Friday 18 July 2014

Comic book review: The Squidder #1- Hell yeah, I’m reading a decent comic book at last


Writer: Ben Templesmith
Artist: Ben Templesmith
Publisher: IDW
Released: 16th July 2014

I’ve been reading a right load of crap this week, and it’s been getting on my nerves a bit really. I mean, there’s so much junk coming out of corporate whores Marvel and DC. So much statist team worshipping nonsense, and ‘politically correct’ stories with women acting like men whilst men act like cowering wimps, but I avoid most of that now.

These days I'm starting to concentrate my time and money on ‘independent’ comic books, but all I’ve been reading so far this week is limp offerings from writers who are being as bland and politically correct as possible, presumably so they can weasel a precious career for themselves working as a house slave for the big two dusty dinosaur behemoths.

Where’s the sense of rebellion, the strong human urge to tell is as it is no matter what the consequences? Bloody comic book writers, sometimes I think they’re more entrenched within the new world order matrix than the soft feminist liberal readers themselves.
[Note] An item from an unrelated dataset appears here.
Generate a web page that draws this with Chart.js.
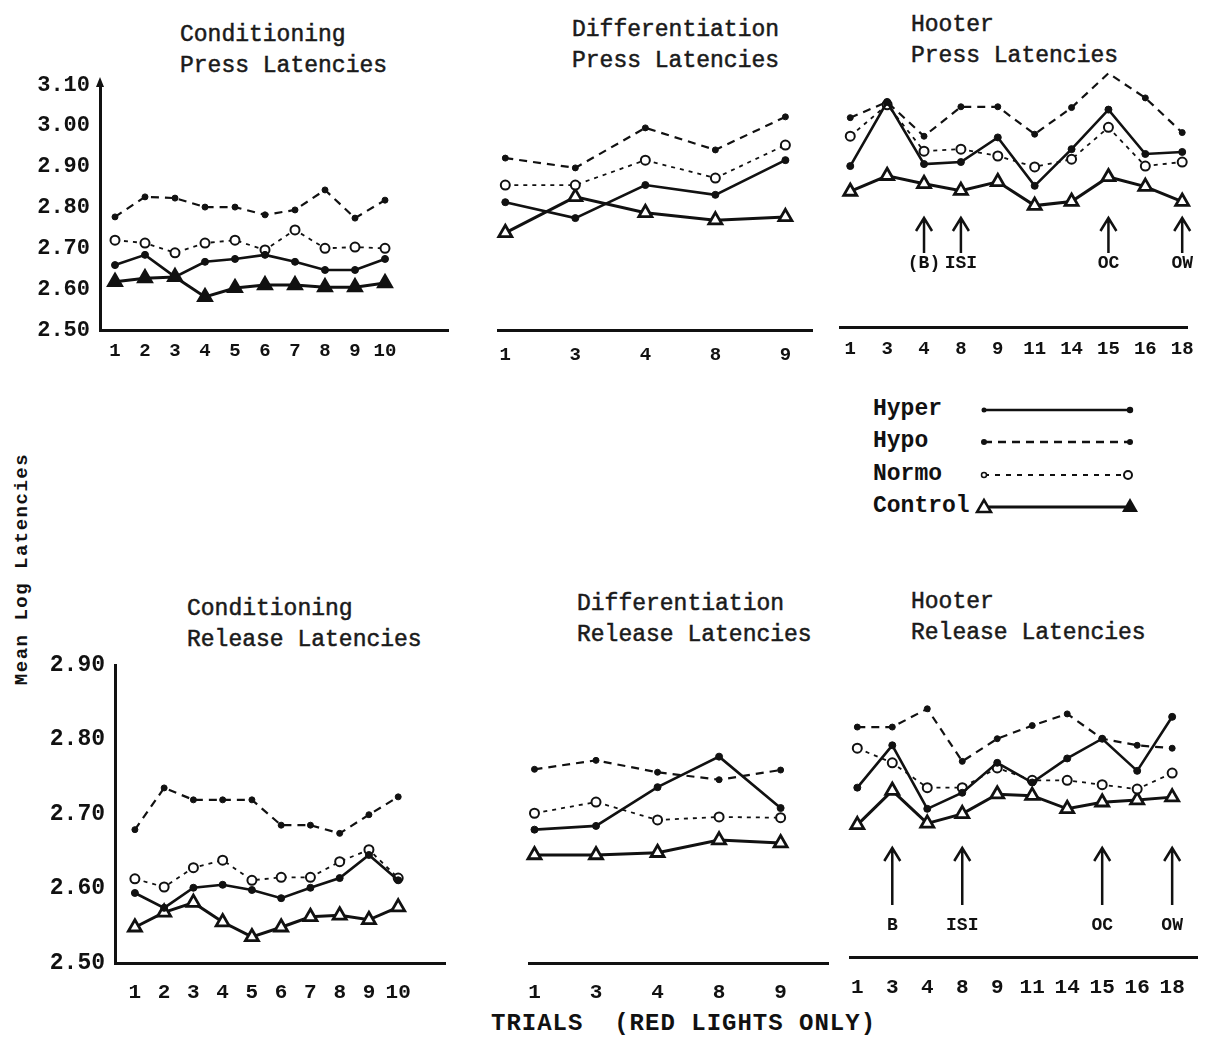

All I want is a book with balls, a book with aggression, a book with a strong individual fighting against something, not another soft bloody team-member of team UN or team Nato or whatever Police state synonym a writer is worshipping this particular week. That’s why I’m so relieved to be writing this review, on a Friday morning, when I’ve finally read a comic book that has a heart beat and a bit of life about it. Check out my previous reviews from this week. What a sorry pile of old tosh it’s been so far. This book is heads and shoulders the best thing I’ve read all week.

It’s not even that complicated, or original, but you don’t have to be clever just for the sake of being clever to write a good comic book. Keep it easy to read, stick some hair on it’s chest and tell the damn story, that’s all I want.
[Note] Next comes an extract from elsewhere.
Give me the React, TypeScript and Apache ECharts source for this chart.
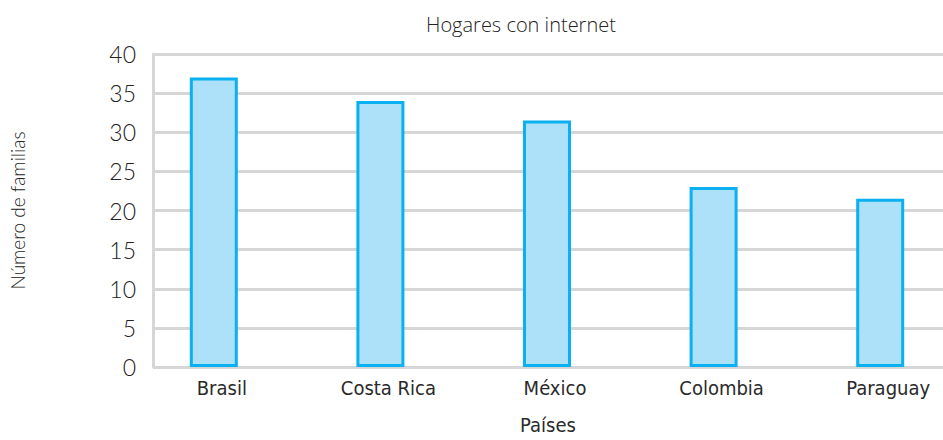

The Squidder is about a bloke living in an apocalyptic wasteland where the masters have full control over their slave population. That slave population fight amongst themselves for scraps at the foot of the masters table, some collaborate and worship the masters, and our hero despises the whole lot of them and fights against it as a man, as somebody with moral integrity, aggression, strength, individuality, courage and the spirit of humanity that spits in the eye of anything that wants to call itself ‘master.’
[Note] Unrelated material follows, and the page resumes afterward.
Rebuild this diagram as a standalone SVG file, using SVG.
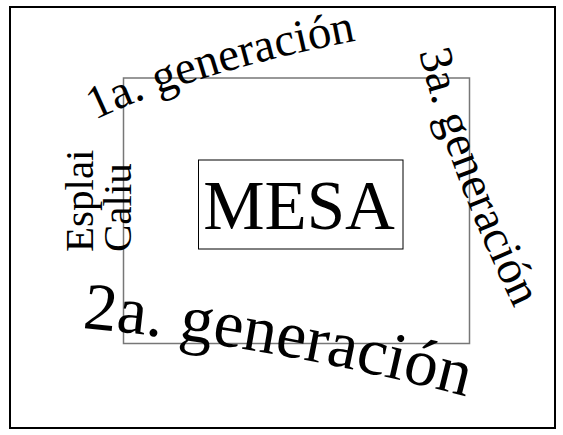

Love it, love it, love it. The comparisons between this book, the times in which we are living today, and what the elite’s have in store for our collective future if we don’t start doing something about it are obvious for anybody paying attention. The art is Ben Templesmith at his best, oh how to describe it? Nicotine stained, fractured, wounded, but defiant. I love it, love it, love it.

The book ends with our hero taking an assignment, he has a death wish, but you get a sense that it’s this death wish that is driving him on, giving him the courage to change things, shake things up a bit. After all, when you no longer fear death you really are a man to be reckoned with. Enough waffling from me. Get this book, get this book now.